Source code for curvlinops.hessian

"""Contains a linear operator implementation of the Hessian."""

from collections.abc import MutableMapping
from functools import cached_property, partial
from typing import Callable, List, Optional, Tuple, Union

from torch import Tensor, no_grad, vmap
from torch.func import jacrev, jvp
from torch.nn import Module, Parameter

from curvlinops._torch_base import CurvatureLinearOperator
from curvlinops.utils import make_functional_model_and_loss, split_list


def make_batch_hessian_matrix_product(
    model_func: Module,
    loss_func: Module,
    params: Tuple[Parameter, ...],
    block_sizes: Optional[List[int]] = None,
) -> Callable[[Tensor, Tensor, Tuple[Tensor, ...]], Tuple[Tensor, ...]]:
    r"""Set up function that multiplies the mini-batch Hessian onto a matrix in list format.

    Args:
        model_func: The neural network :math:`f_{\mathbf{\theta}}`.
        loss_func: The loss function :math:`\ell`.
        params: A tuple of parameters w.r.t. which the Hessian is computed.
            All parameters must be part of ``model_func.parameters()``.
        block_sizes: Sizes of parameter blocks for block-diagonal approximation.
            If ``None``, the full Hessian is used.

    Returns:
        A function that takes inputs ``X``, ``y``, and a matrix ``M`` in list
        format, and returns the mini-batch Hessian applied to ``M`` in list format.
    """
    # Determine block structure
    block_sizes = [len(params)] if block_sizes is None else block_sizes

    # Create block-specific functional calls: *block_params, X -> prediction
    block_params = split_list(list(params), block_sizes)
    block_functionals = []

    for block in block_params:
        # criterion functional c is the same for all blocks
        f_block, c = make_functional_model_and_loss(model_func, loss_func, tuple(block))
        block_functionals.append(f_block)

    @no_grad()
    def hessian_vector_product(
        X: Tensor, y: Tensor, *v: Tuple[Tensor, ...]
    ) -> Tuple[Tensor, ...]:
        """Multiply the mini-batch Hessian on a vector in list format.

        Args:
            X: Input to the DNN.
            y: Ground truth.
            *v: Vector to be multiplied with in tensor list format.

        Returns:
            Result of Hessian multiplication in list format.
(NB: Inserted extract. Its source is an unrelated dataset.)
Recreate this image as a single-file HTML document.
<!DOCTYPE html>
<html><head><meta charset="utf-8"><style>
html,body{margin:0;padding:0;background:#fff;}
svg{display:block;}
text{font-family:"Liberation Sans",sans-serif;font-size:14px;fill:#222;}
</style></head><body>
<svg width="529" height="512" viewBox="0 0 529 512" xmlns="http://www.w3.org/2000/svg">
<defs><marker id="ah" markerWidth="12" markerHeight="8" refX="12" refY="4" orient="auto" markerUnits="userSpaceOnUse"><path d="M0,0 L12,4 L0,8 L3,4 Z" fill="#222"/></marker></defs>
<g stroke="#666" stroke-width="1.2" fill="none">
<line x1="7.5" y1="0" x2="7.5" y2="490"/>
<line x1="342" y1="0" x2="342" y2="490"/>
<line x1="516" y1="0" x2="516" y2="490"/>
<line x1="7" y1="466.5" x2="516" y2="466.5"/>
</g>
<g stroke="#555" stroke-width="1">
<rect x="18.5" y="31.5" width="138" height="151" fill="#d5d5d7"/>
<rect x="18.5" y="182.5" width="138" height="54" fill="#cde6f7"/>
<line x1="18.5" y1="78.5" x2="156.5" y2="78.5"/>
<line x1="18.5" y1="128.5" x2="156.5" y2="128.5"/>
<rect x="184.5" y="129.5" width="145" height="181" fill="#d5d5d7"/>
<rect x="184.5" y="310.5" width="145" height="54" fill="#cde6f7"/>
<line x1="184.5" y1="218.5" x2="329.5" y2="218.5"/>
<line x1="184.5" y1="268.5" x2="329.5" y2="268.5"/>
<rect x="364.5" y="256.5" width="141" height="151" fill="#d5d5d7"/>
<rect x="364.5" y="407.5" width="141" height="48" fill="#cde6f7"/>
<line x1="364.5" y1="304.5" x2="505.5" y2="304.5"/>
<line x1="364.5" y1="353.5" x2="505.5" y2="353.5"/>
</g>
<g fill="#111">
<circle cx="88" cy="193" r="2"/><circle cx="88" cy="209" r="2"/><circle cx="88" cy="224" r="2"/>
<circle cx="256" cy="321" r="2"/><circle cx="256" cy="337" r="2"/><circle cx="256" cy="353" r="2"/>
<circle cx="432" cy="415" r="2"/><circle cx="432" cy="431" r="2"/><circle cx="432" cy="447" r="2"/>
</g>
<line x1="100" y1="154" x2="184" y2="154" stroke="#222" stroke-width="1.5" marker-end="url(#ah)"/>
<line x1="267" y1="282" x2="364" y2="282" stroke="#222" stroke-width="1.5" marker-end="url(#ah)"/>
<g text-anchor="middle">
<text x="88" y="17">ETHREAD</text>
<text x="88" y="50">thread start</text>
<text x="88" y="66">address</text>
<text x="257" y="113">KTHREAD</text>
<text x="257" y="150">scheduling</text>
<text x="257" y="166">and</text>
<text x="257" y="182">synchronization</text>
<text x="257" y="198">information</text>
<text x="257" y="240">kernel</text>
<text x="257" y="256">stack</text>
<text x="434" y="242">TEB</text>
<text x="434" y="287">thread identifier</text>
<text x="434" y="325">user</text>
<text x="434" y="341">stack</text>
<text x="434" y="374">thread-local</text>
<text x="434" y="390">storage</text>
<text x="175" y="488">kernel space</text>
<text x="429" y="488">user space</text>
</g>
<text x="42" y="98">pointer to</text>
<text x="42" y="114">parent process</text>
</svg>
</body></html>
Has the same shape as
            ``v``, i.e. each tensor in the list has the shape of a parameter.
        """
        # Split input vectors by blocks
        v_blocks = split_list(list(v), block_sizes)
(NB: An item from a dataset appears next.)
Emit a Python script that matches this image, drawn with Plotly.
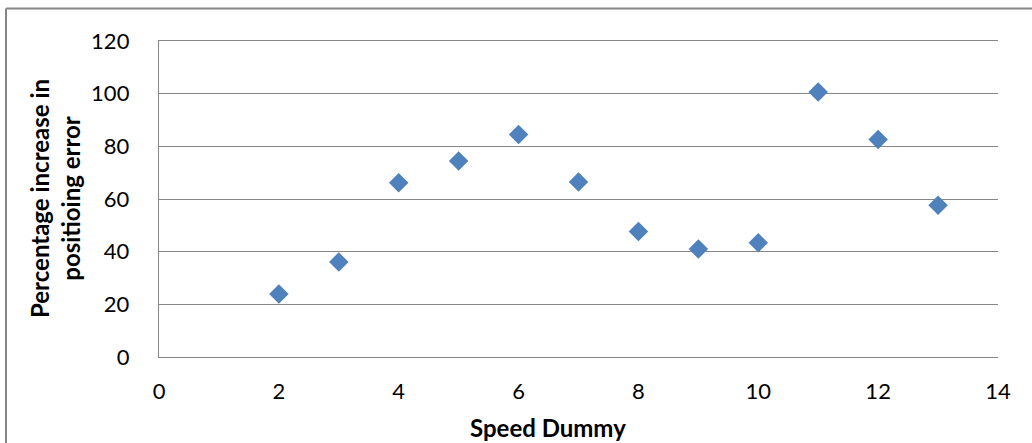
import plotly.graph_objects as go

speed = [2, 3, 4, 5, 6, 7, 8, 9, 10, 11, 12, 13]
pct_increase = [23.9, 36.1, 66.2, 74.4, 84.5, 66.5, 47.7, 41.0, 43.4, 100.6, 82.6, 57.6]

x_ticks = [0, 2, 4, 6, 8, 10, 12, 14]
y_ticks = [0, 20, 40, 60, 80, 100, 120]

W, H = 1032, 443
ML, MR, MT, MB = 159, 34, 41, 86
PW, PH = W - ML - MR, H - MT - MB

def px2x(px):
    return (px - ML) / PW

def py2y(py):
    return (H - MB - py) / PH

FONT = "Lato, 'Open Sans', sans-serif"
GRID = "#868686"

fig = go.Figure()
fig.add_trace(go.Scatter(
    x=speed, y=pct_increase, mode="markers",
    marker=dict(symbol="diamond", size=15, color="#4F81BD",
                line=dict(width=0)),
    showlegend=False,
))

fig.update_layout(
    width=W, height=H,
    margin=dict(l=ML, r=MR, t=MT, b=MB, pad=0),
    paper_bgcolor="white", plot_bgcolor="white",
    font=dict(family=FONT, size=22, color="#000000"),
    xaxis=dict(range=[0, 14], tickvals=x_ticks, ticktext=[str(v) for v in x_ticks],
               showgrid=False, zeroline=False, showline=True, mirror=True,
               linecolor=GRID, linewidth=1.4,
               ticks="", ticklabelstandoff=14, fixedrange=True),
    yaxis=dict(range=[0, 120], tickvals=y_ticks, ticktext=[str(v) for v in y_ticks],
               showgrid=True, gridcolor=GRID, gridwidth=1.4,
               zeroline=False, showline=True, linecolor=GRID, linewidth=1.4,
               ticks="", ticklabelstandoff=24, fixedrange=True),
    annotations=[
        dict(text="<b>Percentage increase in<br>positioing error</b>",
             xref="paper", yref="paper", x=px2x(55), y=py2y(199),
             xanchor="center", yanchor="middle", textangle=-90,
             showarrow=False, font=dict(size=24, family=FONT)),
        dict(text="<b>Speed Dummy</b>",
             xref="paper", yref="paper", x=px2x(548), y=py2y(427),
             xanchor="center", yanchor="middle",
             showarrow=False, font=dict(size=24, family=FONT)),
    ],
    shapes=[
        dict(type="line", xref="paper", yref="paper",
             x0=px2x(6), x1=px2x(1040), y0=py2y(8.5), y1=py2y(8.5),
             line=dict(color=GRID, width=2)),
        dict(type="line", xref="paper", yref="paper",
             x0=px2x(6), x1=px2x(6), y0=py2y(8.5), y1=py2y(460),
             line=dict(color=GRID, width=2)),
    ],
)

fig.write_html("out.html")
        # Set up loss functions for each block
        block_grad_fns = []

        def loss_fn(
            f: Callable[[Tuple[Tensor, ...], Union[Tensor, MutableMapping]], Tensor],
            *params: Tuple[Tensor, ...],
        ) -> Tensor:
            """Compute the mini-batch loss given the neural net and its parameters.

            Args:
                f: Functional model with signature (*params, X) -> prediction
                *params: Parameters for the functional model.

            Returns:
                Mini-batch loss.
            """
            return c(f(*params, X), y)

        for f_block, ps in zip(block_functionals, block_params):
            # Define the loss function composition for this block
            block_loss_fn = partial(loss_fn, f_block)
            block_grad_fn = jacrev(block_loss_fn, argnums=tuple(range(len(ps))))
            block_grad_fns.append(block_grad_fn)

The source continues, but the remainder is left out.